The Commission recalls that the words "in accordance with a
procedure prescribed by law" in this provision essentially refer to
domestic law. It is primarily the task of the national authorities to
interpret domestic law, but insofar as reference is made to it in the
Convention, the Convention organs have a certain limited jurisdiction
to control the manner in which domestic law is applied on the national
level (cf. No. 10689/83, Dec. 14.5.84, D.R. 37 p. 225).
In the present case, the Commission notes that the expert
report was dated 13 June 1988 and was therefore, slightly more than
six months old when the hearing before the Court of Appeal was held on
5 January 1989. However, the Commission observes that the
interpretation given by the Supreme Court to the time-limit in Section
37b of the Penal Code in the present case was that, when a case is
dealt with on appeal, a report older than six months can still be
accepted if both the public prosecutor, and the accused and defence
counsel accept it. The Supreme Court considered that in the present
case it could be assumed that the public prosecutor, the applicant and
her lawyer had accepted the use of the report which, when the Court of
Appeal examined the case, was less than seven months old.
The Commission considers that the Supreme Court's
interpretation of Section 37b of the Penal Code, when applied to
appeal prosedures, must be considered an authoritative interpretation
of Dutch law on this point.
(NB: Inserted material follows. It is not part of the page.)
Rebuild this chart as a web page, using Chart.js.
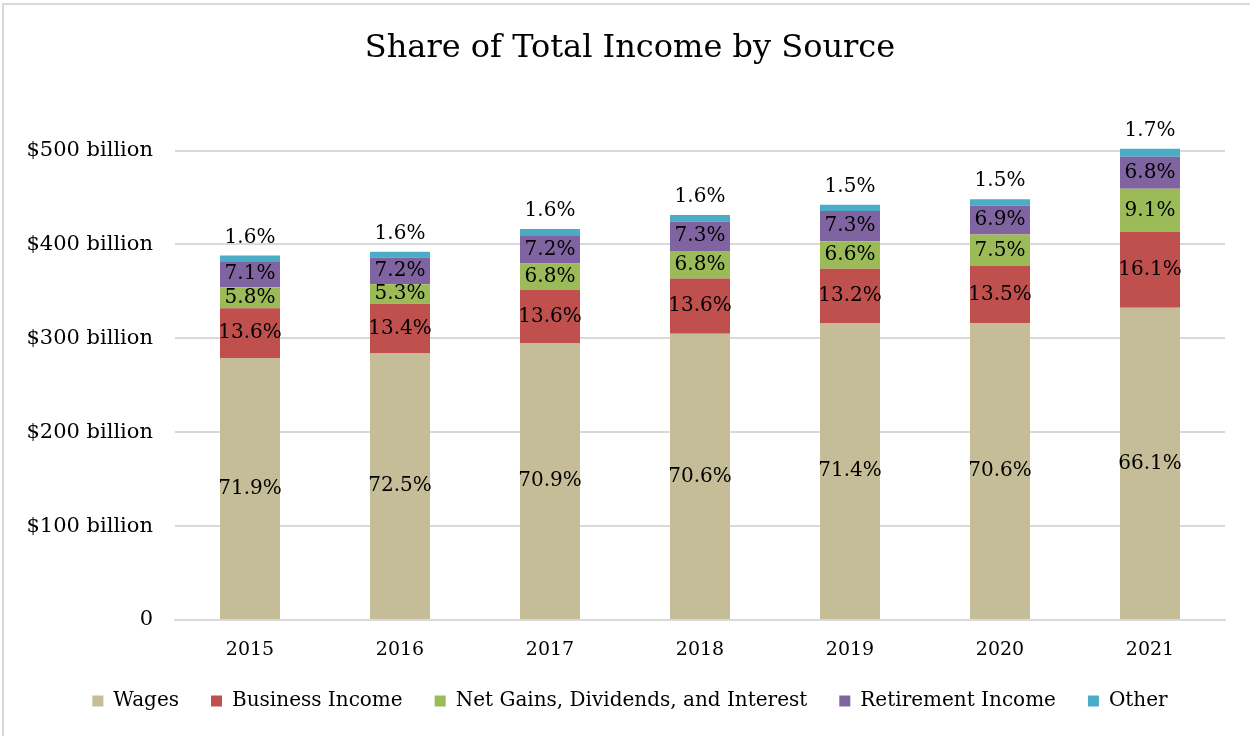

The interpretation cannot be regarded as
arbitrary or unreasonable. It follows that the applicant's forced
treatment at a psychiatric institution is a lawful detention ordered
by a court in accordance with a procedure prescribed by law.
Consequently, the application is manifestly ill-founded within
the meaning of Article 27 para. 2 (Art. 27-2) of the Convention.
For these reasons, the Commission unanimously
DECLARES THE APPLICATION INADMISSIBLE.